In his own back yard in Fullerton, Sullivan was more adventurous. You step off the back patio into a “meadow” of mosquito (bouteloua gracilis) and buffalo grass (buchloe dactyloides). Though both grasses could be mowed, Sullivan likes them better weeping over naturally. The meadow illusion will be heightened next spring when the African bulbs he’ll intersperse this fall begin emerging.

Beyond the meadow Sullivan created a meandering dry creek bed of sand, hemmed in by boulders, which his two children (Matthew, 4 1/2, and Halley, l 1/2) use as a sandbox. Tucked among the rocks are Japanese blood grass, Deschampsia flexuosa, blue wild rye, Carex comans and Briza media.

Against the barn-red walls of his garage, Sullivan planted larger ornamental grasses--several miscanthus, Muhlenbergia rigens and autumn moor grass.

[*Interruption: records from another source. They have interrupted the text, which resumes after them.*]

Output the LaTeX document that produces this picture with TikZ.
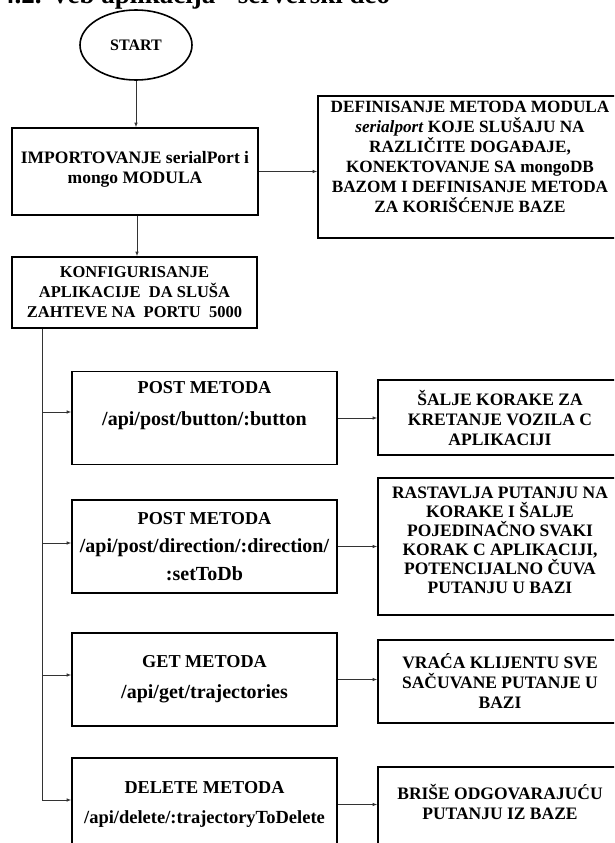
\documentclass[tikz,border=0pt]{standalone}
\usepackage{fontspec}
\setmainfont{Liberation Serif}
\usepackage{tikz}
\usetikzlibrary{
  arrows.meta,
  positioning,
  calc,
  shapes.geometric
}
\definecolor{linecolor}{HTML}{333333}
\newcommand{\mhead}[1]{{\fontsize{18.2}{20}\selectfont #1}}
\newcommand{\mpath}[1]{{\fontsize{20}{20}\selectfont #1}}

\begin{document}
\begin{tikzpicture}[x=1pt, y=-1pt,
  box/.style={draw, line width=1.6pt, align=center, inner sep=2pt,
              font=\fontsize{17.5}{20}\selectfont\bfseries},
  stepbox/.style={box, minimum width=246pt},
  mbox/.style={box, minimum width=265pt, minimum height=93pt},
  rbox/.style={box, minimum width=244pt},
  conn/.style={-{Latex[length=4.5pt,width=3.5pt]}, line width=0.8pt, linecolor},
  trunkline/.style={line width=0.8pt, linecolor},
]
  \useasboundingbox (0,0) rectangle (614,843);
  \clip (0,0) rectangle (614,843);

  % Heading (cut by the page top)
  \node[anchor=base west, inner sep=0, font=\fontsize{27}{30}\selectfont\bfseries]
    (title) at (1,4) {4.2. Veb aplikacija - serverski deo};

  % Start and setup
  \node[ellipse, draw, line width=1.6pt, minimum width=112pt, minimum height=70pt,
        inner sep=0, font=\fontsize{16}{18}\selectfont\bfseries]
    (start) at (136,45) {START};
  \node[stepbox, minimum height=87pt] (import) at (135,171.5)
    {IMPORTOVANJE serialPort i\\mongo MODULA\\[-12pt]~};
  \node[rbox, minimum width=304pt, minimum height=142pt,
        font=\fontsize{17.2}{20}\selectfont\bfseries] (modules) at (470,167)
    {DEFINISANJE METODA MODULA\\\textit{serialport} KOJE SLUŠAJU NA\\
     RAZLIČITE DOGAĐAJE,\\KONEKTOVANJE SA mongoDB\\
     BAZOM I DEFINISANJE METODA\\ZA KORIŠĆENJE BAZE\\~};
  \node[stepbox, minimum width=245pt, minimum height=71pt,
        font=\fontsize{16.5}{20}\selectfont\bfseries] (konfig) at (134.5,292.5)
    {KONFIGURISANJE\\APLIKACIJE\ \ DA SLUŠA\\ZAHTEVE NA\ \ PORTU\ \ 5000};

  \draw[conn] (start.south) -- (start.south |- import.north);
  \draw[conn] (import.east) -- (import.east -| modules.west);
  \draw[conn] ([xshift=2pt]import.south) -- ([xshift=2pt]import.south |- konfig.north);

  % Routes
  \node[mbox] (post1) at (204.5,418)
    {\mhead{POST METODA}\\[12pt]\mpath{/api/post/button/:button}\\[10pt]~};
  \node[mbox] (post2) at (204.5,546.5)
    {\mhead{POST METODA}\\[8pt]\mpath{/api/post/direction/:direction/}\\[8pt]\mpath{:setToDb}};
  \node[mbox] (get) at (204.5,679.5)
    {\mhead{GET METODA}\\[11pt]\mpath{/api/get/trajectories}};
  \node[mbox] (del) at (204.5,804.5)
    {\mhead{DELETE METODA}\\[10pt]{\fontsize{18.5}{20}\selectfont /api/delete/:trajectoryToDelete}};

  % What each route does
  \node[rbox, minimum height=75pt] (salje) at (500,417.5)
    {ŠALJE KORAKE ZA\\KRETANJE VOZILA C\\APLIKACIJI};
  \node[rbox, minimum height=137pt] (rastav) at (500,546.5)
    {RASTAVLJA PUTANJU NA\\[-1pt]KORAKE I ŠALJE\\[-1pt]POJEDINAČNO SVAKI\\[-1pt]
     KORAK C APLIKACIJI,\\[-1pt]POTENCIJALNO ČUVA\\[-1pt]PUTANJU U BAZI\\[-7pt]~};
  \node[rbox, minimum height=83pt] (vraca) at (500,681.5)
    {VRAĆA KLIJENTU SVE\\SAČUVANE PUTANJE U\\BAZI};
  \node[rbox, minimum height=90pt] (brise) at (500,812)
    {BRIŠE ODGOVARAJUĆU\\PUTANJU IZ BAZE\\~};

  % Trunk from the server config down to the routes
  \coordinate (trunk) at ($(konfig.south west)+(31,0)$);
  \foreach \m/\dy in {post1/-6, post2/-3.5, get/-4.5, del/-4.5}
    \coordinate (\m-in) at ($(\m.west)+(0,\dy)$);
  \draw[trunkline] (trunk) -- (trunk |- del-in);
  \foreach \m in {post1, post2, get, del}
    \draw[conn] (trunk |- \m-in) -- (\m-in);

  \draw[conn] (post1.east) -- (post1.east -| salje.west);
  \draw[conn] (post2.east) -- (post2.east -| rastav.west);
  \draw[conn] (get.east) -- (get.east -| vraca.west);
  \draw[conn] (del.east) -- (del.east -| brise.west);

\end{tikzpicture}
\end{document}
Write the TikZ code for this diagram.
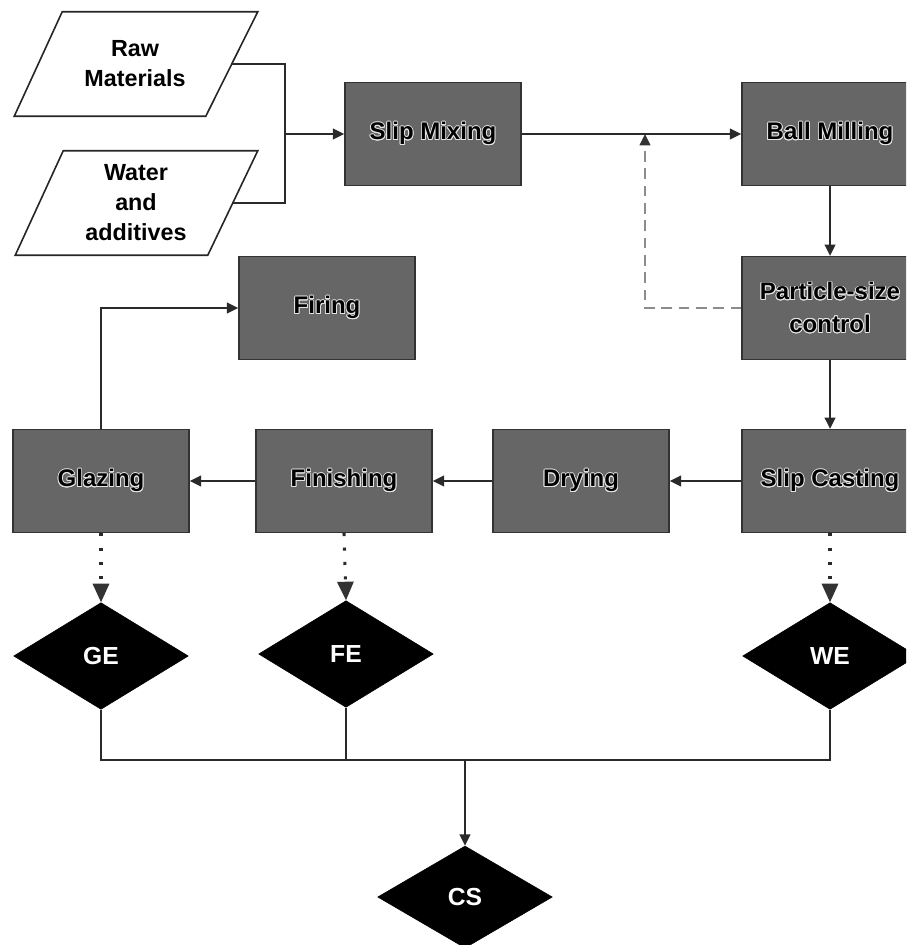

Most of the vegetation in Sullivan’s back yard is grass of one kind or another. Such flowering plants as daylilies and kangaroo paw are used sparingly as accents. Yet there is no feeling that anything is missing. The effect is peaceful, natural and decidedly ornamental.

Ornamental grasses are blissfully easy to care for, says Sullivan, and add the rhythm of the passing seasons to the garden. Once you get used to them, he says, a garden without grasses just doesn’t seem quite natural.